(STATED PROBLEM): Repeat, exactly, the run of lines that opens with the line containing "Give me the" and closes with the line containing "1.6, 1.8, 2.0]", and leave all other lines out.
╭──
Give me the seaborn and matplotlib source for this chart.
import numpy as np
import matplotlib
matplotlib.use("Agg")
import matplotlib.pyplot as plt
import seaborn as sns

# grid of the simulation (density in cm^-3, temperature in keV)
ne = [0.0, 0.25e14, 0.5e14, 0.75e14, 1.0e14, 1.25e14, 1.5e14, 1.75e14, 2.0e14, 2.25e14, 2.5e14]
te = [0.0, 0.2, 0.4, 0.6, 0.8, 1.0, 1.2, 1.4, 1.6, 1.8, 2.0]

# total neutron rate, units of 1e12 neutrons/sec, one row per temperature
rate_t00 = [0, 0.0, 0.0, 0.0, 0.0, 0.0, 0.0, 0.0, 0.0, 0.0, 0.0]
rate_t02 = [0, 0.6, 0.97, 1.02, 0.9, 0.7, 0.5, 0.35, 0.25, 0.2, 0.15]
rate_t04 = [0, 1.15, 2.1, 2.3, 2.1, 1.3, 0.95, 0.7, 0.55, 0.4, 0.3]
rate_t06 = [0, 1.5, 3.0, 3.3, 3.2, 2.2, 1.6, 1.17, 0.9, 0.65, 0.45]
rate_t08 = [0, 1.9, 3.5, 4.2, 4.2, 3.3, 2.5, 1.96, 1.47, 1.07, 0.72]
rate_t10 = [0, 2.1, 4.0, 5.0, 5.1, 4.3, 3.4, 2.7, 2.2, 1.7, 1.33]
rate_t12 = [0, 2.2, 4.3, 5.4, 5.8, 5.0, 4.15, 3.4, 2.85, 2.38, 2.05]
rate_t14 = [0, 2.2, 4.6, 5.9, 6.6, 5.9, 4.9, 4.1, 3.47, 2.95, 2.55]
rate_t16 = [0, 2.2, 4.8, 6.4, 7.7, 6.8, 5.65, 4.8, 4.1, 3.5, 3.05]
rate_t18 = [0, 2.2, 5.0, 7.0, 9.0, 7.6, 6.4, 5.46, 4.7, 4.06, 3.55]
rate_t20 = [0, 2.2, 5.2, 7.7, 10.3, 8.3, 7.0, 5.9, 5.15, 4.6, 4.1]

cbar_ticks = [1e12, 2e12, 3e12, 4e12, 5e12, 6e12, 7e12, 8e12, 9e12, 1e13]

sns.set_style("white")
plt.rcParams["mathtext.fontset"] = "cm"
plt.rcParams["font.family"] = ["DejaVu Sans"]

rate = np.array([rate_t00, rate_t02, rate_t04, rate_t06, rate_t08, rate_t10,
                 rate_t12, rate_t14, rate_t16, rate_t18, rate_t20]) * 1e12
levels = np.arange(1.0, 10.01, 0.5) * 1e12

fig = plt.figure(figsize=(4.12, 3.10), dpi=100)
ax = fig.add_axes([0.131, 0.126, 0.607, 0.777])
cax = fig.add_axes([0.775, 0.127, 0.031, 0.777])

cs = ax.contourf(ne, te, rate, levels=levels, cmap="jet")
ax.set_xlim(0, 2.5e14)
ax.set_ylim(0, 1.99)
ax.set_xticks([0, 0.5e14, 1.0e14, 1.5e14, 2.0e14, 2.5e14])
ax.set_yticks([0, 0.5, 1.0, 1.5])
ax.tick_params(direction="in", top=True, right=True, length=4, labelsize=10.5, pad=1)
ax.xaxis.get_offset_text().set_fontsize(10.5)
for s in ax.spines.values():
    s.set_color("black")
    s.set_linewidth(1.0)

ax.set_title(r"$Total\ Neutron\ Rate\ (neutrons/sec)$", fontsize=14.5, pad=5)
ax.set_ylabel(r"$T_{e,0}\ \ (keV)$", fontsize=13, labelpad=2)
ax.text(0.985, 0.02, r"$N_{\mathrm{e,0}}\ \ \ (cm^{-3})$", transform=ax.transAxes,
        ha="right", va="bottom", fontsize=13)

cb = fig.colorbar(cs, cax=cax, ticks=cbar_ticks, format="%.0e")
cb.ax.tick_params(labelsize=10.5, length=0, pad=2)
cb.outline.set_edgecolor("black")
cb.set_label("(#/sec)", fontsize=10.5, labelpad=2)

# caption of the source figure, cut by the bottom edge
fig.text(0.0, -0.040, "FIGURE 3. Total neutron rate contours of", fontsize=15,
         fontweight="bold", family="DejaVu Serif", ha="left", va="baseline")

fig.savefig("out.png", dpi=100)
╰──
╭──
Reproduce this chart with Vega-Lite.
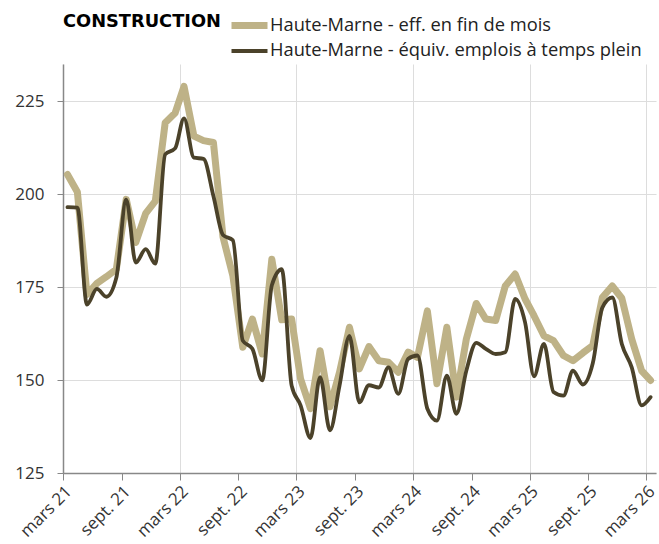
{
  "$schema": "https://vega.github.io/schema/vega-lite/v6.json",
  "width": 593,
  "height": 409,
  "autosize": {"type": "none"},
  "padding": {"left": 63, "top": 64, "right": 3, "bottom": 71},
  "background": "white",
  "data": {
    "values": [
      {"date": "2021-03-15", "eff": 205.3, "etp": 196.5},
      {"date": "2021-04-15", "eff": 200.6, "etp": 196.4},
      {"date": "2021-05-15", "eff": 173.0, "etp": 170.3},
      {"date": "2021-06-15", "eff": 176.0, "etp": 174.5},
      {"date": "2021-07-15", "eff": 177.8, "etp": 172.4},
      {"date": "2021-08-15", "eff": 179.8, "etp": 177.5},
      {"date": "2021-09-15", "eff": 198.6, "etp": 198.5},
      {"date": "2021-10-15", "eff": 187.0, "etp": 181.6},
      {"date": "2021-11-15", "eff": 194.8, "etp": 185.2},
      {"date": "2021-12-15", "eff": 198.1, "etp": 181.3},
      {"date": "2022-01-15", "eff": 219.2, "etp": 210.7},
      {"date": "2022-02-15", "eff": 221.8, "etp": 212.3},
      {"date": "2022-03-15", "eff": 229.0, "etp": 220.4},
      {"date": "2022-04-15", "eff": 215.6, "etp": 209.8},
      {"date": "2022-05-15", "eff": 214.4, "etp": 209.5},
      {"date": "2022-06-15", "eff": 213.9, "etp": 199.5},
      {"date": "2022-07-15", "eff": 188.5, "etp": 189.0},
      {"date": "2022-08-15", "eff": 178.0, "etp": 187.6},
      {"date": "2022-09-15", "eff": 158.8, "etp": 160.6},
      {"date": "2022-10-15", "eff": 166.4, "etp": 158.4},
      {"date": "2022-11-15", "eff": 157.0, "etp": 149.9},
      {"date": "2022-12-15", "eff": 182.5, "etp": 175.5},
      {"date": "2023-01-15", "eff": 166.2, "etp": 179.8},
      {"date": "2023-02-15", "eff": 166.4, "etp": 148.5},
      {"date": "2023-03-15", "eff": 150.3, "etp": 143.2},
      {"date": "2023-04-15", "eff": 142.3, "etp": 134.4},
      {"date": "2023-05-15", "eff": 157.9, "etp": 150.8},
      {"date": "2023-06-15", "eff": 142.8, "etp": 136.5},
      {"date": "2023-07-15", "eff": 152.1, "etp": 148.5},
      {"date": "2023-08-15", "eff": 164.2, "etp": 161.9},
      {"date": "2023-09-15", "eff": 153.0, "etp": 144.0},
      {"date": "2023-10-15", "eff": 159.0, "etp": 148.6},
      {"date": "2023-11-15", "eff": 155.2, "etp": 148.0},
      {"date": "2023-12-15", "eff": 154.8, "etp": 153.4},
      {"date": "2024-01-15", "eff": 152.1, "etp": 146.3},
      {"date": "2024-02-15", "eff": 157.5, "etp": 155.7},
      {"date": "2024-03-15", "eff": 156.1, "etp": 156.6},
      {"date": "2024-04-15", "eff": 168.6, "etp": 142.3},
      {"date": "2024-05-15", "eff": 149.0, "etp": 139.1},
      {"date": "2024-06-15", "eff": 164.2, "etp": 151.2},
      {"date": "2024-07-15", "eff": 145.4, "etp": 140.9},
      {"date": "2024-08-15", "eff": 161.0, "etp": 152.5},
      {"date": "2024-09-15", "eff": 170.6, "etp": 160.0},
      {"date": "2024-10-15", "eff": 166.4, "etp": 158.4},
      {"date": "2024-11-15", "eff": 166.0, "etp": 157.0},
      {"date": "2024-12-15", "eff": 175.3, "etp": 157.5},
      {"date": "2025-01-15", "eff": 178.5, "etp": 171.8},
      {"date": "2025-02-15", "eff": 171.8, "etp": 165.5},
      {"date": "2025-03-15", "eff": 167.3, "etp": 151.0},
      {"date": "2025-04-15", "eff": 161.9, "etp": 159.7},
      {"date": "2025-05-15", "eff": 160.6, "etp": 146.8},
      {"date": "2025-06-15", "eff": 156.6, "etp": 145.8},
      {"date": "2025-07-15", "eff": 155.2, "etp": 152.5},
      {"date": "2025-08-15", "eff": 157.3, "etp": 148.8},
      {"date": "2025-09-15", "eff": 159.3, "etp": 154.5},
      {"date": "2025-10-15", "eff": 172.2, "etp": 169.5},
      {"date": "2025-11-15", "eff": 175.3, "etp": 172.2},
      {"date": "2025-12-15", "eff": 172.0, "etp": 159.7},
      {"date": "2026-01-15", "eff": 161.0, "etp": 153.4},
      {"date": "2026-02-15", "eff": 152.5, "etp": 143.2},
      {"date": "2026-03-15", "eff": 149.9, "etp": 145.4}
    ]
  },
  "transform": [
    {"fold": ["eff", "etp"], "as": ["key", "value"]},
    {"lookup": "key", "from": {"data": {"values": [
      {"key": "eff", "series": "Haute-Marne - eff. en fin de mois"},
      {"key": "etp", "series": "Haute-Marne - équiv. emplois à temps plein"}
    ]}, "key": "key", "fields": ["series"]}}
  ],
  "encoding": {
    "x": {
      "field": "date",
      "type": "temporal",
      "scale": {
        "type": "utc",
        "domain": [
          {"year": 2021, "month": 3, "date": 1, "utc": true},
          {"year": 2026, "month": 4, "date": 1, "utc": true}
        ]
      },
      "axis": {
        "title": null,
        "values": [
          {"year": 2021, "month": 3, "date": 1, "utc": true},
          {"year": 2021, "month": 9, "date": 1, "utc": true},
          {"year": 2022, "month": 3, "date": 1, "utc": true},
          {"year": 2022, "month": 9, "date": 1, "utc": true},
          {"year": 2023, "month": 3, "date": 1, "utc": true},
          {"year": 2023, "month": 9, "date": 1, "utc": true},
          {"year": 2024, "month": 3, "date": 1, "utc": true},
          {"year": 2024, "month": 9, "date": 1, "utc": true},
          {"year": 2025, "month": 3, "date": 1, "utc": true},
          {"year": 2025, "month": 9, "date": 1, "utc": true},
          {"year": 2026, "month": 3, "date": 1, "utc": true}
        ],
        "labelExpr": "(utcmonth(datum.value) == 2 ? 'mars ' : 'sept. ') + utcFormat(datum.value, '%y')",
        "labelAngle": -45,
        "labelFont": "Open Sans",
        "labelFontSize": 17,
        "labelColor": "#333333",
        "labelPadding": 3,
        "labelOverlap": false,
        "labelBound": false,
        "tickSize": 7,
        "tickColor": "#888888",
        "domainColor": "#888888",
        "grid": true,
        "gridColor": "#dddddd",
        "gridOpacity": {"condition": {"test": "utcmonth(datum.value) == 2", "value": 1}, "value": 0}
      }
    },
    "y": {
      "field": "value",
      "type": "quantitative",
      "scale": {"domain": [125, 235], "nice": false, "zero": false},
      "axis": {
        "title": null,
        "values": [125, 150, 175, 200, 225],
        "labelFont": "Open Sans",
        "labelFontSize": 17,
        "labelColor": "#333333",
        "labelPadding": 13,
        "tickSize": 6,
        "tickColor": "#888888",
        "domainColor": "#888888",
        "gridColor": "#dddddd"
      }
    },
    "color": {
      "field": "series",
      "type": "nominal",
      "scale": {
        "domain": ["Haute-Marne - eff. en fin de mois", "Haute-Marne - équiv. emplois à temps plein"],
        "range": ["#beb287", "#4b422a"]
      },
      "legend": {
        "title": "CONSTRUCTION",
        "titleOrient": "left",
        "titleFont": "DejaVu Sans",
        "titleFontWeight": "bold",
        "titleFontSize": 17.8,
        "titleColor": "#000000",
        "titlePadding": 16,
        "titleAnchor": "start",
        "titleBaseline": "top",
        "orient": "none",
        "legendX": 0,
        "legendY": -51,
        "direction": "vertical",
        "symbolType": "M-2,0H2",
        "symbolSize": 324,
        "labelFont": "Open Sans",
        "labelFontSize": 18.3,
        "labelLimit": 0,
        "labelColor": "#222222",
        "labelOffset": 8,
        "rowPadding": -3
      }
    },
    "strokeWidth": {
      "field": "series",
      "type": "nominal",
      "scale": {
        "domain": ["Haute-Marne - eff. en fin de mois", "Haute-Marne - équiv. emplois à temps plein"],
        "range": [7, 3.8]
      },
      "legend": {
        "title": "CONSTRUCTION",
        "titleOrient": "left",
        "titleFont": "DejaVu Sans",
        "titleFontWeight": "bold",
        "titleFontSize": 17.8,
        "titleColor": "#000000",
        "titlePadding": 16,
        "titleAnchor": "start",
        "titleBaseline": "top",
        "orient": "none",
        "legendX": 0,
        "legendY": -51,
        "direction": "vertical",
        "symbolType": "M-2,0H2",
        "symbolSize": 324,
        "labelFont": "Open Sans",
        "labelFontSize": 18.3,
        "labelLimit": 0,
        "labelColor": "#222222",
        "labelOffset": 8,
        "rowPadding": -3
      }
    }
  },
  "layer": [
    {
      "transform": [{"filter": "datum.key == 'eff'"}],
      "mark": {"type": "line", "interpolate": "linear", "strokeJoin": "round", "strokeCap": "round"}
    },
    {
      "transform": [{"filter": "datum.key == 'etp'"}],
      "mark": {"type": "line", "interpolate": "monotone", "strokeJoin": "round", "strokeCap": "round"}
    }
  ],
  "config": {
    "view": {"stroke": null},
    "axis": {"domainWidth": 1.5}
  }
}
╰──
(CORRECT RESULT):
Give me the seaborn and matplotlib source for this chart.
import numpy as np
import matplotlib
matplotlib.use("Agg")
import matplotlib.pyplot as plt
import seaborn as sns

# grid of the simulation (density in cm^-3, temperature in keV)
ne = [0.0, 0.25e14, 0.5e14, 0.75e14, 1.0e14, 1.25e14, 1.5e14, 1.75e14, 2.0e14, 2.25e14, 2.5e14]
te = [0.0, 0.2, 0.4, 0.6, 0.8, 1.0, 1.2, 1.4, 1.6, 1.8, 2.0]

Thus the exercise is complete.